Dataset items

··········

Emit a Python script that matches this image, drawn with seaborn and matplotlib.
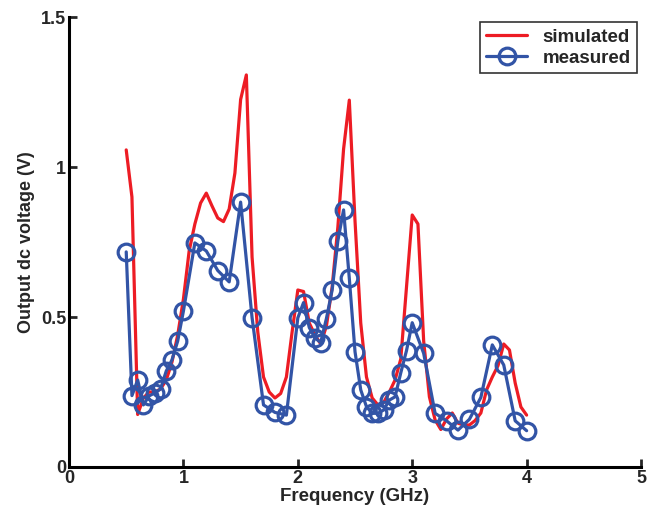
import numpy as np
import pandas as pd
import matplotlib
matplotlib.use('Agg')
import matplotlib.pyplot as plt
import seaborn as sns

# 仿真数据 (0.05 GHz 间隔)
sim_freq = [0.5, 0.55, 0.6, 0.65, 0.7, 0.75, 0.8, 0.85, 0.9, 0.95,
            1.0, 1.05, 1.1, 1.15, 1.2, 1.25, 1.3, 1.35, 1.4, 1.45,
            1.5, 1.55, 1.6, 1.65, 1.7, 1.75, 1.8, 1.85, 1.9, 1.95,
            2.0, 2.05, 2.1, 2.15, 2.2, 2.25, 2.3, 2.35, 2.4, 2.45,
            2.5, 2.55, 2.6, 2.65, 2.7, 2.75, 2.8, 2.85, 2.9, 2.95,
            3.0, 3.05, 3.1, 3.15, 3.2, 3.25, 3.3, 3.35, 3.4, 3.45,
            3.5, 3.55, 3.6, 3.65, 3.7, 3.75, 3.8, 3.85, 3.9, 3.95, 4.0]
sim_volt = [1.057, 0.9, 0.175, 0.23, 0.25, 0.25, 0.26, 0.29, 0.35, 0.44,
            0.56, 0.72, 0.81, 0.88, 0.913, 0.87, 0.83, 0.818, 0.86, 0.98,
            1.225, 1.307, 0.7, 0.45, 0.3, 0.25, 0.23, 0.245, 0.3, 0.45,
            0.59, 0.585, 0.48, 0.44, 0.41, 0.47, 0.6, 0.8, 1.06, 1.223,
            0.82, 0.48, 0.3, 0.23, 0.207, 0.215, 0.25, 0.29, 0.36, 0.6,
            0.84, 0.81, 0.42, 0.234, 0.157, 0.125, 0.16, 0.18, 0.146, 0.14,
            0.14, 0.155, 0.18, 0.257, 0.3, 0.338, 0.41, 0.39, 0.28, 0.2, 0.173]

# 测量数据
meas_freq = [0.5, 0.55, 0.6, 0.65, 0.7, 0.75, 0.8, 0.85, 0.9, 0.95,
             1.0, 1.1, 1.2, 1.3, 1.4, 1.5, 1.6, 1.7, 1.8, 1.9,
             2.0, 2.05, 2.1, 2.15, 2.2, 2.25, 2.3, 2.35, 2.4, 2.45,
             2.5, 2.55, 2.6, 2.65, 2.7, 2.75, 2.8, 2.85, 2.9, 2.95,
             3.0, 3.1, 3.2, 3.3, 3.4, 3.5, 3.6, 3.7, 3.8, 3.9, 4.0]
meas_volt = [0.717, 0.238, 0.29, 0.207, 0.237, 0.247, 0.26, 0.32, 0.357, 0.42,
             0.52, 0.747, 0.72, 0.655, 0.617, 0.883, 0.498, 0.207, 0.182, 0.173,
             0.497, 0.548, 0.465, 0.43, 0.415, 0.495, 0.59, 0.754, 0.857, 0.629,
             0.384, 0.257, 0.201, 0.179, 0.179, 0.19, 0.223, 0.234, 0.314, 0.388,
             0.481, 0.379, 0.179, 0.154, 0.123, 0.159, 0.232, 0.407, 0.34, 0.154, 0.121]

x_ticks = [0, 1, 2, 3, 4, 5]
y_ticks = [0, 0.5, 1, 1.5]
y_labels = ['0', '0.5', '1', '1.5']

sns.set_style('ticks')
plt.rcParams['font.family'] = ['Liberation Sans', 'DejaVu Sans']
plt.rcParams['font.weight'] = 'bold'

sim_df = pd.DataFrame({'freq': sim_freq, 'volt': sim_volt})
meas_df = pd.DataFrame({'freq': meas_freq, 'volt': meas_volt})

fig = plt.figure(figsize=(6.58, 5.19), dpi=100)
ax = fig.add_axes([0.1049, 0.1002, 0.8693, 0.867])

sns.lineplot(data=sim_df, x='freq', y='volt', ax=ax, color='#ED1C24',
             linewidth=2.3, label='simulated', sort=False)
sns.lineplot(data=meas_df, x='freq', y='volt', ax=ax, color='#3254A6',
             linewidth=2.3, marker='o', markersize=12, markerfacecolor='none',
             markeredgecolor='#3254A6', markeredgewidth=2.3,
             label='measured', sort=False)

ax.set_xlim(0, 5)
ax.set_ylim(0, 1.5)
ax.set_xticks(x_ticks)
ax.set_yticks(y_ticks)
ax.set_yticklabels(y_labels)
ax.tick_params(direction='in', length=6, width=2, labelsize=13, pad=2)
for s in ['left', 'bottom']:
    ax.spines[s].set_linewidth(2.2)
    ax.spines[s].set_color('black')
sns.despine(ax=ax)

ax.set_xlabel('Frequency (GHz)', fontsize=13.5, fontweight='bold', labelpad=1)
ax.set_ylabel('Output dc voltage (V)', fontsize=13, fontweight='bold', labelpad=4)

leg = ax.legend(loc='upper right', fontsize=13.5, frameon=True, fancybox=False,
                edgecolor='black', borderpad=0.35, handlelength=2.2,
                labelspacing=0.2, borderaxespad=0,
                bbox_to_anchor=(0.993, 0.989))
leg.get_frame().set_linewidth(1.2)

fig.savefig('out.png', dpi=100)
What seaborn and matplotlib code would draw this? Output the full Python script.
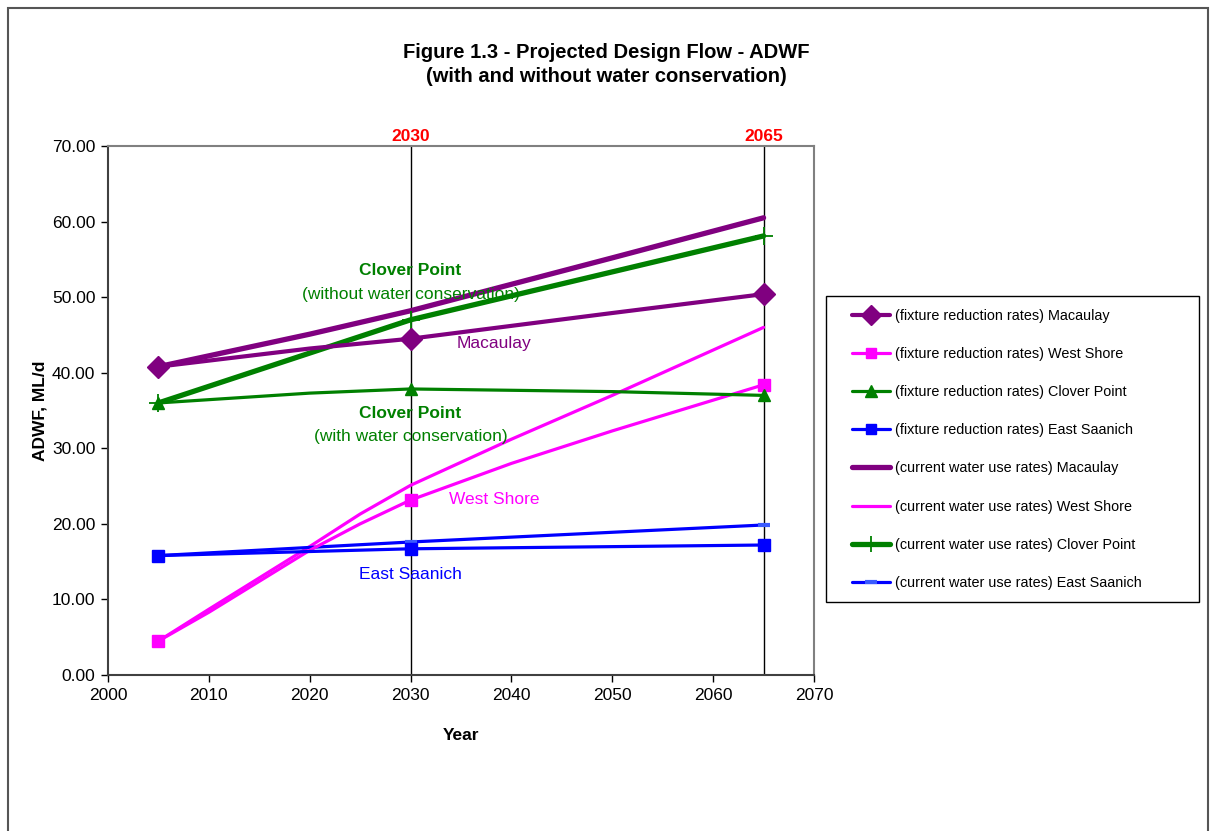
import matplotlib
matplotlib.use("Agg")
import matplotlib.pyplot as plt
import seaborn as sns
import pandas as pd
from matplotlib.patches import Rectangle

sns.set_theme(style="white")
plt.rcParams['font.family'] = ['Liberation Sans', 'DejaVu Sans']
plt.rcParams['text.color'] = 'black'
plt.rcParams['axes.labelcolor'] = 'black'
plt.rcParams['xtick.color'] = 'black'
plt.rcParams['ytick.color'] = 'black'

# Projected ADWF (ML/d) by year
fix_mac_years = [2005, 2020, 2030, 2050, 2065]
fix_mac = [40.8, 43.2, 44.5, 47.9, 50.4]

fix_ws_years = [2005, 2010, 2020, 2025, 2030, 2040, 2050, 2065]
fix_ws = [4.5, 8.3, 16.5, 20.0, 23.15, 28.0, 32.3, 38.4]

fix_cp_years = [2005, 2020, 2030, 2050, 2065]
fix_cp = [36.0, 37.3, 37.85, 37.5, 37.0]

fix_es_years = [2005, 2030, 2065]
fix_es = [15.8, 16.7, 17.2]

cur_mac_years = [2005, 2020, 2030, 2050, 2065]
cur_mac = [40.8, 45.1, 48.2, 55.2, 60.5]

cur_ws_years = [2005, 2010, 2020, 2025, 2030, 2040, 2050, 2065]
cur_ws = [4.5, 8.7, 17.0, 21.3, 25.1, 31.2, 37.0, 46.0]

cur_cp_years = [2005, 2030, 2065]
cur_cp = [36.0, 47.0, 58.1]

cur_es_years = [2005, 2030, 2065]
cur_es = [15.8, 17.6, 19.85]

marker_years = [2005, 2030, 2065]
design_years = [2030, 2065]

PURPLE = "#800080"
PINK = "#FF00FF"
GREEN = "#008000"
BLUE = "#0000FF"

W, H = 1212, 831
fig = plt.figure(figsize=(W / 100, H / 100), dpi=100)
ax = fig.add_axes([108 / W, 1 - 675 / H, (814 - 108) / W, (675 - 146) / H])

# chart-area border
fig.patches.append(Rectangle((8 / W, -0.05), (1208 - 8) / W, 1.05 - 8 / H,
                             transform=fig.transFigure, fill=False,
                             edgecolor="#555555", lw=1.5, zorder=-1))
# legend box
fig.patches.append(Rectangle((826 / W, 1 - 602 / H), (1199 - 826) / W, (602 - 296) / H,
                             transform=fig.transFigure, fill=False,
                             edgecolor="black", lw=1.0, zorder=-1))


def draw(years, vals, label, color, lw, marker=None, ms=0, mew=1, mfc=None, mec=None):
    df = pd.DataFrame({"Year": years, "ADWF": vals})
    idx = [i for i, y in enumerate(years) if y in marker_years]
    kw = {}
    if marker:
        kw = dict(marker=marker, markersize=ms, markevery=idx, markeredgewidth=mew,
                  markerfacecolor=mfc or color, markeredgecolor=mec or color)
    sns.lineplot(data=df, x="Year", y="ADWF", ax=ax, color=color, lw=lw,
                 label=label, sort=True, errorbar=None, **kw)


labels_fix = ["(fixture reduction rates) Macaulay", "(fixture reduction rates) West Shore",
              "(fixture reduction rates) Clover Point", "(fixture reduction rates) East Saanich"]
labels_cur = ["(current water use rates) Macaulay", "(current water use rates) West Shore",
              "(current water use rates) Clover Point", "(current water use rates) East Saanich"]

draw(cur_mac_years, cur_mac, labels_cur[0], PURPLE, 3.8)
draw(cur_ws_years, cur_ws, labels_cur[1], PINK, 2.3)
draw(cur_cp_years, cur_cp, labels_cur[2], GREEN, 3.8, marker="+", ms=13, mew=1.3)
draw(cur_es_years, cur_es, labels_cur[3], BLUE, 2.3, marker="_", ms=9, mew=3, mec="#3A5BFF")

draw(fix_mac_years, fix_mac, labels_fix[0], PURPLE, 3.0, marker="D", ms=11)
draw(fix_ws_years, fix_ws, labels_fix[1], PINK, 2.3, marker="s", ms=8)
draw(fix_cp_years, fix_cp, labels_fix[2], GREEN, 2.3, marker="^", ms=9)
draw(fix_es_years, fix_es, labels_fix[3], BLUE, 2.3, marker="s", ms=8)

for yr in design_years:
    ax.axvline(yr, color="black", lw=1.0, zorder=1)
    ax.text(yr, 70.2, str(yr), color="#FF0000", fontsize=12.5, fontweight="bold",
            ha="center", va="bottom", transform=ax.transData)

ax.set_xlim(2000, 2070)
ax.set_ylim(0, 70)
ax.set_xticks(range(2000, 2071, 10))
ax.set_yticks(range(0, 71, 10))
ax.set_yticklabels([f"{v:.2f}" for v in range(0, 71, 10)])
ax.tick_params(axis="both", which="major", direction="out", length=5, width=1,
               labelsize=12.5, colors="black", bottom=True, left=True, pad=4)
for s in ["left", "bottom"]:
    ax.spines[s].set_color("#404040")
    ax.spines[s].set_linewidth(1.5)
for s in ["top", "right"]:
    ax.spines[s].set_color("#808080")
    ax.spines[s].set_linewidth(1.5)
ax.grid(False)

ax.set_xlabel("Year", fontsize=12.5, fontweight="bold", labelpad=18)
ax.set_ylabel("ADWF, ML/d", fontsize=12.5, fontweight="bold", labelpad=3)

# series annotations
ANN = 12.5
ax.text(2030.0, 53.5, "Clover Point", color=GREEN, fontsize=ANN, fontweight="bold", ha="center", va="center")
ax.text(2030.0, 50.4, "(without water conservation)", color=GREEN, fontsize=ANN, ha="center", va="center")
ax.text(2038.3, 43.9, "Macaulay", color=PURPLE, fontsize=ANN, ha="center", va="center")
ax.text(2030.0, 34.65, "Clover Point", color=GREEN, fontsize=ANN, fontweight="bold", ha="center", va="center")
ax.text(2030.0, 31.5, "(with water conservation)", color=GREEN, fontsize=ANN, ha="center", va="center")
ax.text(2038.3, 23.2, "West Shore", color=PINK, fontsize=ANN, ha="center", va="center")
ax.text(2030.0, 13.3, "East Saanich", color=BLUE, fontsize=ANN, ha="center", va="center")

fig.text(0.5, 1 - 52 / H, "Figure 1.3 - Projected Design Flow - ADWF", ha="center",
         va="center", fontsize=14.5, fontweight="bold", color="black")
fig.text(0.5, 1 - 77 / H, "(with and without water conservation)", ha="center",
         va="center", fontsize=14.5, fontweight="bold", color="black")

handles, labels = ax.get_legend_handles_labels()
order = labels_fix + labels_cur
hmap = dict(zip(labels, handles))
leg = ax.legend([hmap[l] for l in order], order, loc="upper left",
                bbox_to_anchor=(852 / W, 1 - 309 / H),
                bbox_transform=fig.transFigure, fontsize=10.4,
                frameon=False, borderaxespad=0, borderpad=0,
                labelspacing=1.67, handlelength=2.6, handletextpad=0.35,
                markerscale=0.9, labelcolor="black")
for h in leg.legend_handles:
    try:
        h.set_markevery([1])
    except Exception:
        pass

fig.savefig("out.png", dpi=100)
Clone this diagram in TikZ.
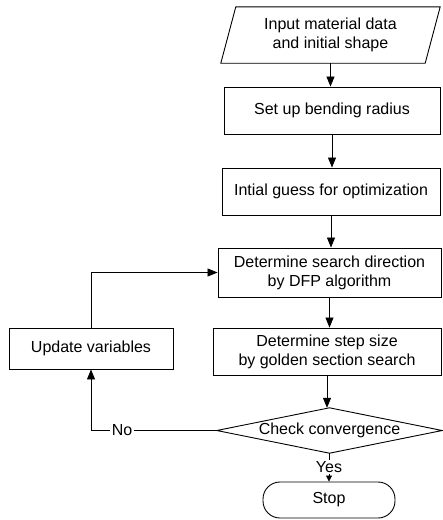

··········

* **Work required**: Nothing but the lines from the one with "What seaborn and" down to the one with "ax = fig.add_axes([108" should be printed, both of them included. Leave out the pictures.

* **The result**:
What seaborn and matplotlib code would draw this? Output the full Python script.
import matplotlib
matplotlib.use("Agg")
import matplotlib.pyplot as plt
import seaborn as sns
import pandas as pd
from matplotlib.patches import Rectangle

sns.set_theme(style="white")
plt.rcParams['font.family'] = ['Liberation Sans', 'DejaVu Sans']
plt.rcParams['text.color'] = 'black'
plt.rcParams['axes.labelcolor'] = 'black'
plt.rcParams['xtick.color'] = 'black'
plt.rcParams['ytick.color'] = 'black'

# Projected ADWF (ML/d) by year
fix_mac_years = [2005, 2020, 2030, 2050, 2065]
fix_mac = [40.8, 43.2, 44.5, 47.9, 50.4]

fix_ws_years = [2005, 2010, 2020, 2025, 2030, 2040, 2050, 2065]
fix_ws = [4.5, 8.3, 16.5, 20.0, 23.15, 28.0, 32.3, 38.4]

fix_cp_years = [2005, 2020, 2030, 2050, 2065]
fix_cp = [36.0, 37.3, 37.85, 37.5, 37.0]

fix_es_years = [2005, 2030, 2065]
fix_es = [15.8, 16.7, 17.2]

cur_mac_years = [2005, 2020, 2030, 2050, 2065]
cur_mac = [40.8, 45.1, 48.2, 55.2, 60.5]

cur_ws_years = [2005, 2010, 2020, 2025, 2030, 2040, 2050, 2065]
cur_ws = [4.5, 8.7, 17.0, 21.3, 25.1, 31.2, 37.0, 46.0]

cur_cp_years = [2005, 2030, 2065]
cur_cp = [36.0, 47.0, 58.1]

cur_es_years = [2005, 2030, 2065]
cur_es = [15.8, 17.6, 19.85]

marker_years = [2005, 2030, 2065]
design_years = [2030, 2065]

PURPLE = "#800080"
PINK = "#FF00FF"
GREEN = "#008000"
BLUE = "#0000FF"

W, H = 1212, 831
fig = plt.figure(figsize=(W / 100, H / 100), dpi=100)
ax = fig.add_axes([108 / W, 1 - 675 / H, (814 - 108) / W, (675 - 146) / H])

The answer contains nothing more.